** The problem **
The line containing "from bokeh.resources import INLINE" marks the end: extract everything from the first line of the data through that line, exactly, with no pictures.

.....

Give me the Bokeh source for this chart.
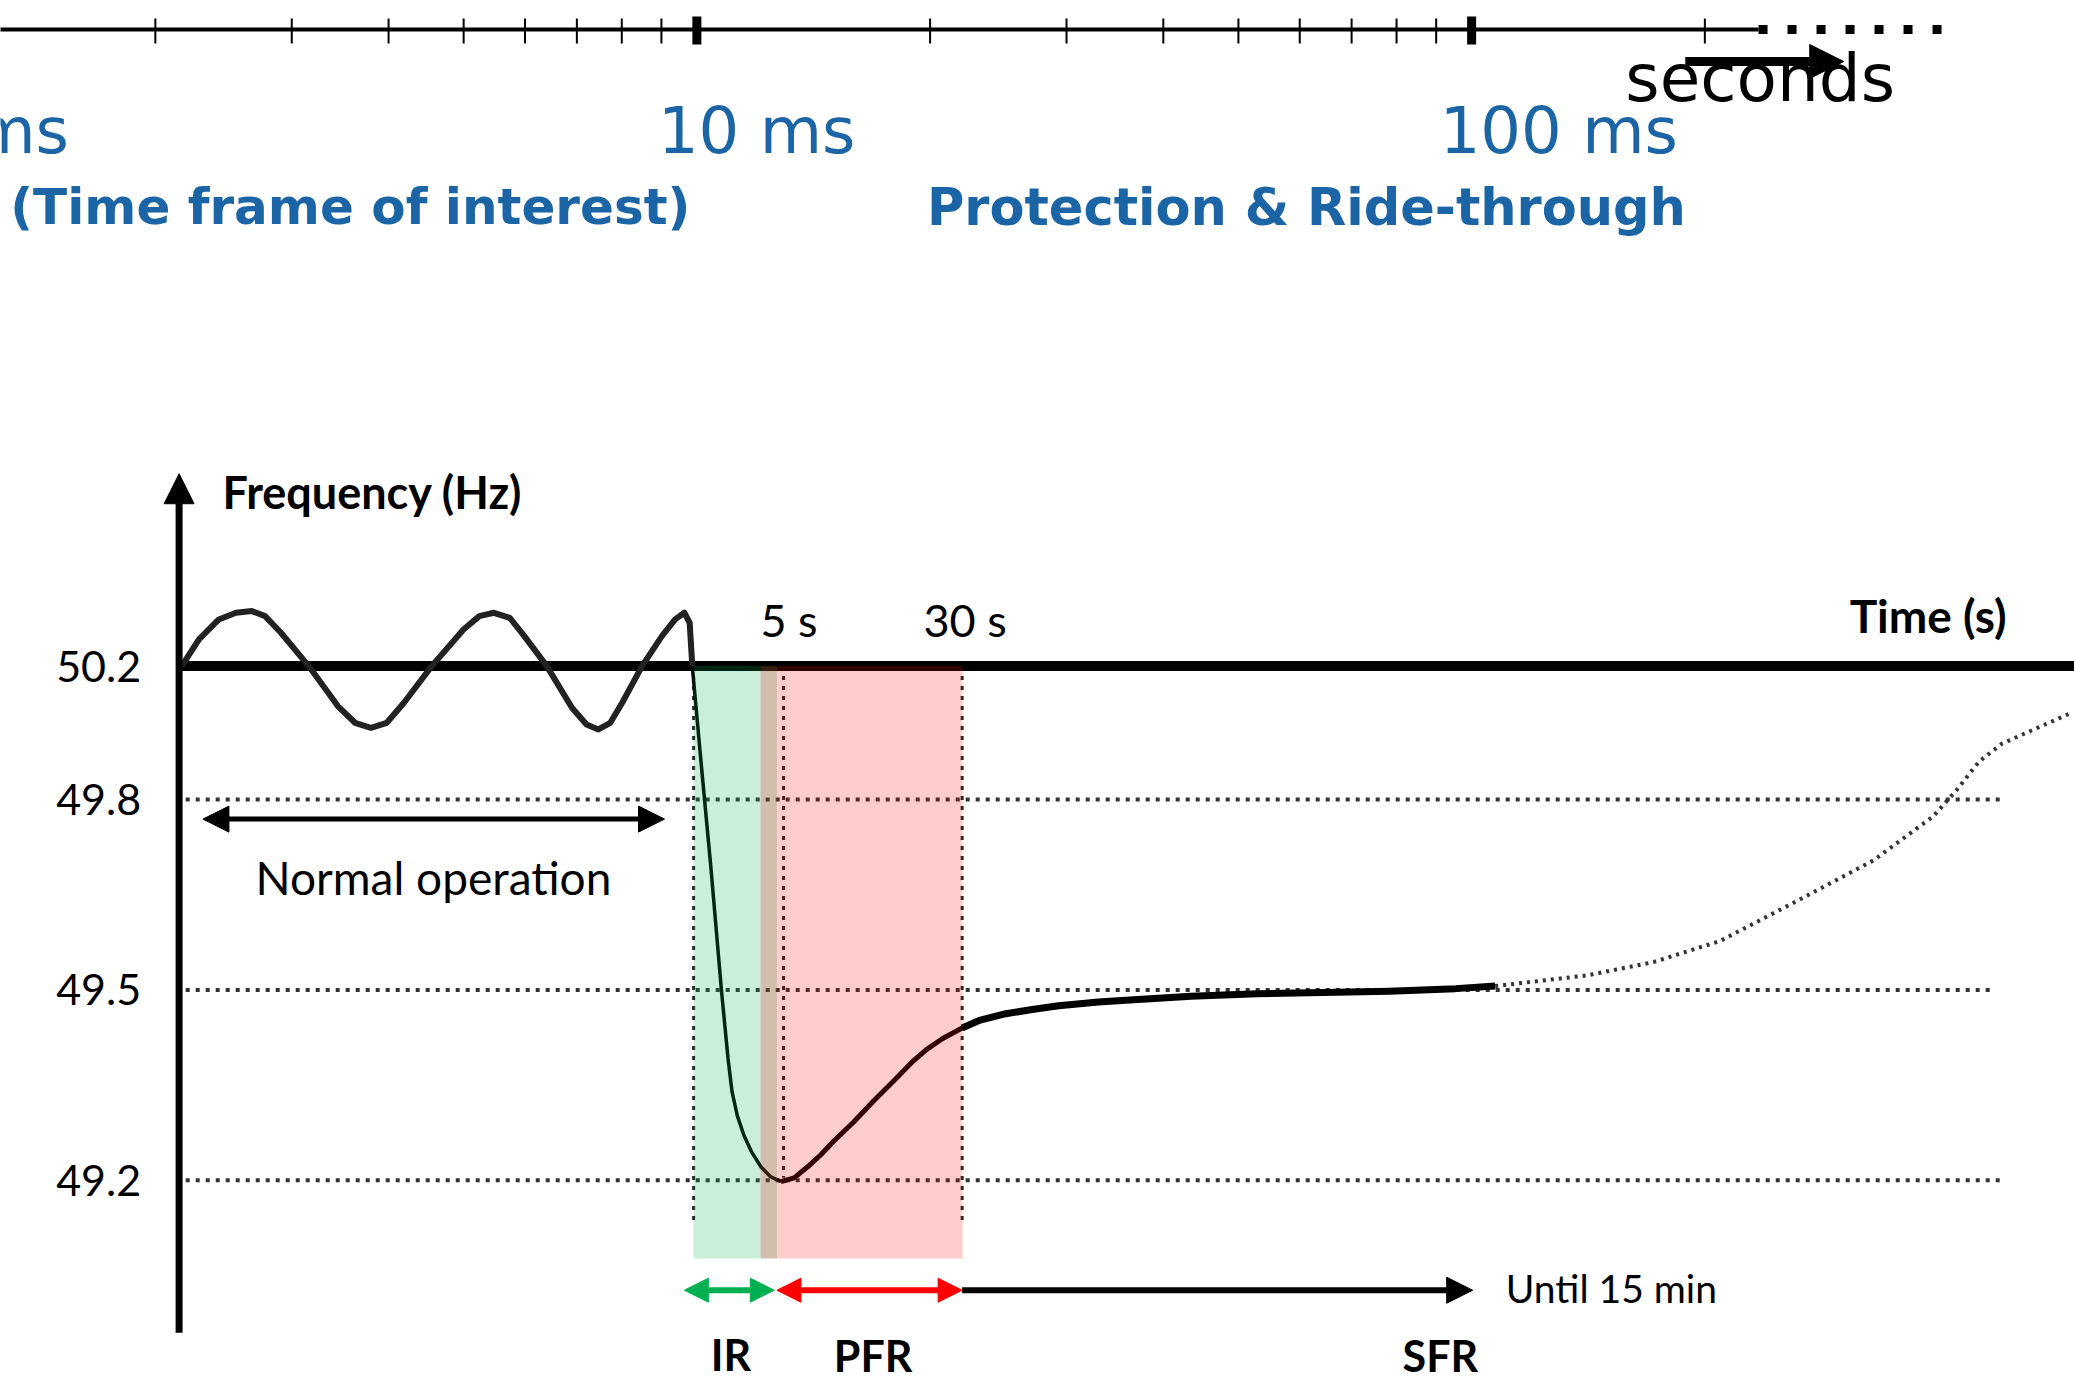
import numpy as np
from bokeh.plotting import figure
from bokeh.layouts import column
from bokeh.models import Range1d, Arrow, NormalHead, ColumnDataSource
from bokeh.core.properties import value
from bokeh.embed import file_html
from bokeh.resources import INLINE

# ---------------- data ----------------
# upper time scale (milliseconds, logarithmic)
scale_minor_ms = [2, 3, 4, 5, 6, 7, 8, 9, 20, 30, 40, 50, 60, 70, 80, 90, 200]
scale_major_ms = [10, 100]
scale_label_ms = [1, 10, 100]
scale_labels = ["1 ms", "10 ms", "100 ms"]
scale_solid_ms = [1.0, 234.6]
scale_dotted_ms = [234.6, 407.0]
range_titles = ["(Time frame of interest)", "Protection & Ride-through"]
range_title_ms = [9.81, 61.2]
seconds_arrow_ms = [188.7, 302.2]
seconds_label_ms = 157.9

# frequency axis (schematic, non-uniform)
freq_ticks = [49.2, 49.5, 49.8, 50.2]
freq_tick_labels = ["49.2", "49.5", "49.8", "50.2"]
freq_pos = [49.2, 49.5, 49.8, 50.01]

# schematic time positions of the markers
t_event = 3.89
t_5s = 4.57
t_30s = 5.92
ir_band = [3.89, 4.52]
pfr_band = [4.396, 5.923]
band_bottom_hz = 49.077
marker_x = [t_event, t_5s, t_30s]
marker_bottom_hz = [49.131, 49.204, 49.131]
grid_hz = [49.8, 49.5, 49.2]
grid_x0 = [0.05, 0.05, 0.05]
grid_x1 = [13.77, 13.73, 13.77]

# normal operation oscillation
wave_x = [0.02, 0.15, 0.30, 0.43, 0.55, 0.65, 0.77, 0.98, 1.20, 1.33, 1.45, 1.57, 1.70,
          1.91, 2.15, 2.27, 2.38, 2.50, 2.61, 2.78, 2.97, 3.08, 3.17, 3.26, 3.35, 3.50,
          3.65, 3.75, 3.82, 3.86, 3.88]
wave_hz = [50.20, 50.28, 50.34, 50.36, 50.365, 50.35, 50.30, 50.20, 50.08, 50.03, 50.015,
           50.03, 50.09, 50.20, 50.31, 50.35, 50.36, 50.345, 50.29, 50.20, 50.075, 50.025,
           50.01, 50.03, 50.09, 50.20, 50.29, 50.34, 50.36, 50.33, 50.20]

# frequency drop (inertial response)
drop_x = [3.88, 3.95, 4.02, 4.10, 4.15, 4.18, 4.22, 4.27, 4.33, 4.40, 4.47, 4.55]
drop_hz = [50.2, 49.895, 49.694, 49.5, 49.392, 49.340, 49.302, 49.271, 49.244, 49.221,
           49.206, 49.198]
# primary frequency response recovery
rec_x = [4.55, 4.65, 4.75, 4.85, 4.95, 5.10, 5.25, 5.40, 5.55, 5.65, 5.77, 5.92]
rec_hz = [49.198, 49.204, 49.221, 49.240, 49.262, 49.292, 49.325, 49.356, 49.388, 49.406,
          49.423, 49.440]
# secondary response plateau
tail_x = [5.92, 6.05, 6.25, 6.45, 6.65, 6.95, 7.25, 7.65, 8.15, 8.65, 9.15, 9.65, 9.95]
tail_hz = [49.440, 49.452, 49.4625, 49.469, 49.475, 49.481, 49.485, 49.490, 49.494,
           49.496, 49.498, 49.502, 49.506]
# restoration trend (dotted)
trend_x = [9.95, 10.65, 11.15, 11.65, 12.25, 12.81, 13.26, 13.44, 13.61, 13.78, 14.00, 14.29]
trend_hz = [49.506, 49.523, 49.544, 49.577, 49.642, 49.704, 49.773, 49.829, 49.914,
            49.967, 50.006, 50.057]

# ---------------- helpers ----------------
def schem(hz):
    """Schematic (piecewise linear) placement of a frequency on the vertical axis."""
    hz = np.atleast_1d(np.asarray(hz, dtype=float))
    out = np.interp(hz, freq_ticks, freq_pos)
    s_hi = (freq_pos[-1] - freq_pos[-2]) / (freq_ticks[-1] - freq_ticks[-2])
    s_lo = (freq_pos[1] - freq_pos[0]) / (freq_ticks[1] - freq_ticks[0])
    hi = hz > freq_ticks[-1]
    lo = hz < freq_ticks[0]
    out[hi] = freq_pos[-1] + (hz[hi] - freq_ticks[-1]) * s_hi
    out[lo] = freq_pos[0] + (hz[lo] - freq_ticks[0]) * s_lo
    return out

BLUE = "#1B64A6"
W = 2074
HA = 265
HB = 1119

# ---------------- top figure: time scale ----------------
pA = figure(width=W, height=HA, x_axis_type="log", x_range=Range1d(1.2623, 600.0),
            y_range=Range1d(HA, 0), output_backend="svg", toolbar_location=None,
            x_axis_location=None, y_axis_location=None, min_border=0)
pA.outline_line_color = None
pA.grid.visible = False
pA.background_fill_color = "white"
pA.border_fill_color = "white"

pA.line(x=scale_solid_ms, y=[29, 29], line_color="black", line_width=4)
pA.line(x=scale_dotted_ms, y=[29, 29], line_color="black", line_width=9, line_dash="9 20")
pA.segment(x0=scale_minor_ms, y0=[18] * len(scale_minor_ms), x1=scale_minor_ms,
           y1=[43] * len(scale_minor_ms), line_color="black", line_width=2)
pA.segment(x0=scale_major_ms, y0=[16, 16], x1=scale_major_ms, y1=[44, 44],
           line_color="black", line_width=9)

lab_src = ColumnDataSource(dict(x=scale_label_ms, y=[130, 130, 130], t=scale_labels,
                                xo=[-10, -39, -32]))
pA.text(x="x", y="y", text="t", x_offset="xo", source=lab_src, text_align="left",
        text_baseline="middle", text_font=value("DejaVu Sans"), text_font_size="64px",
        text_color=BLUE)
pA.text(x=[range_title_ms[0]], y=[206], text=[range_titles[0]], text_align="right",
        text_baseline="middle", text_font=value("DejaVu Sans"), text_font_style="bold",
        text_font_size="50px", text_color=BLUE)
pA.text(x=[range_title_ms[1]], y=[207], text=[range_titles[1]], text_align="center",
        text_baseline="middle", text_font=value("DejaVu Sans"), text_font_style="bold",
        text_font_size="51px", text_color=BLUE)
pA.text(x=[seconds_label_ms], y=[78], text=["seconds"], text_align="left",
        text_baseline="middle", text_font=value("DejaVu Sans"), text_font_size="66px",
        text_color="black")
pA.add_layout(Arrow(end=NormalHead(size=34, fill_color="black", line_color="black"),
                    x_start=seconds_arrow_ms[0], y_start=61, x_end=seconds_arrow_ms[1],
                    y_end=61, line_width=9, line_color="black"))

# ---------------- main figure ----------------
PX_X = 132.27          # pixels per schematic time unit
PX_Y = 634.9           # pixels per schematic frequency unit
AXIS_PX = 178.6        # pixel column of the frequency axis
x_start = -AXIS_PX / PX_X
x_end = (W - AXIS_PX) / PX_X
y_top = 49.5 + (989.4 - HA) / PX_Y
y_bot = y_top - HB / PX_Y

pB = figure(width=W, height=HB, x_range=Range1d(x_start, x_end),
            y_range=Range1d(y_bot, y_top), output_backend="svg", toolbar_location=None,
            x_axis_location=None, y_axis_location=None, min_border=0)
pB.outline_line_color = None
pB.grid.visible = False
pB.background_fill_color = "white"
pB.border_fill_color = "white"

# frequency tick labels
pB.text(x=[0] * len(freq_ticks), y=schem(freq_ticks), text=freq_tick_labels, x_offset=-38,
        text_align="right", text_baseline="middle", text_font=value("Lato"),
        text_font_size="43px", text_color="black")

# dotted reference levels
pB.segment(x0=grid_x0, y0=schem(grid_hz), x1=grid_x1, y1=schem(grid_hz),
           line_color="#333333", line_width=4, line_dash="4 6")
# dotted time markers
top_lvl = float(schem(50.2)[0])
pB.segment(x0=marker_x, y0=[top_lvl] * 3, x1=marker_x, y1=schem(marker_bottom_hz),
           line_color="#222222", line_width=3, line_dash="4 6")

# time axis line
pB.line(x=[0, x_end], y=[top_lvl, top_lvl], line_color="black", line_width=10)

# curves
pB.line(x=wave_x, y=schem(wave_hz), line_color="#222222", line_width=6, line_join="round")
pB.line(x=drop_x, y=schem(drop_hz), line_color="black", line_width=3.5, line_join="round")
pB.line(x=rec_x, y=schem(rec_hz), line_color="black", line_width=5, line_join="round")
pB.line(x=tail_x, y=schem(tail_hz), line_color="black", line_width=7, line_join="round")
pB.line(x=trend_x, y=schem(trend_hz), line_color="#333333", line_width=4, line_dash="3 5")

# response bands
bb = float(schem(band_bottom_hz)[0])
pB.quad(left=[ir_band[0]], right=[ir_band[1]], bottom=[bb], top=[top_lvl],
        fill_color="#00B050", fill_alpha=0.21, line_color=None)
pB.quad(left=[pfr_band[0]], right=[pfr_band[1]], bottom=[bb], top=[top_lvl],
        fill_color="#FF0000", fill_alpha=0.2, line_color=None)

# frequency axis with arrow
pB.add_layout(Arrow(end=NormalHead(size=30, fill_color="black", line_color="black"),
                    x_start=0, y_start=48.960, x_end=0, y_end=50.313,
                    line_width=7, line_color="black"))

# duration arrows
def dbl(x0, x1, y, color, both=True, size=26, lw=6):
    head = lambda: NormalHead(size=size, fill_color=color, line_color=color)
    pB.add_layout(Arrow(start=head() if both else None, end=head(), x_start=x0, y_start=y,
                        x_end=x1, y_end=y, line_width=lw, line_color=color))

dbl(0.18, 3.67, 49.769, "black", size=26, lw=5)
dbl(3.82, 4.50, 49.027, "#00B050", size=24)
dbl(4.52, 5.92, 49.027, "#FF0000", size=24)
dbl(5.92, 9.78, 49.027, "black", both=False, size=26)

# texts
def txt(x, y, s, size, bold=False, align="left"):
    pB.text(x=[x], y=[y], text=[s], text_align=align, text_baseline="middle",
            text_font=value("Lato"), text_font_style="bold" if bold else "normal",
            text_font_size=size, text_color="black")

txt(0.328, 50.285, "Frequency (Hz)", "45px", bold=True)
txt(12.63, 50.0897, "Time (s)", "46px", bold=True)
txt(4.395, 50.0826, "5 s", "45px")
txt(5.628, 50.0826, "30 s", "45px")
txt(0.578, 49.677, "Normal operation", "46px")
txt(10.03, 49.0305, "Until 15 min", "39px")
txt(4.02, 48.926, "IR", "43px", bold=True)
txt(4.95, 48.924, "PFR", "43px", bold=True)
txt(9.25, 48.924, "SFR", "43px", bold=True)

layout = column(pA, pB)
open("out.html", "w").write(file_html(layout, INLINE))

.....

** Task answer **
Give me the Bokeh source for this chart.
import numpy as np
from bokeh.plotting import figure
from bokeh.layouts import column
from bokeh.models import Range1d, Arrow, NormalHead, ColumnDataSource
from bokeh.core.properties import value
from bokeh.embed import file_html
from bokeh.resources import INLINE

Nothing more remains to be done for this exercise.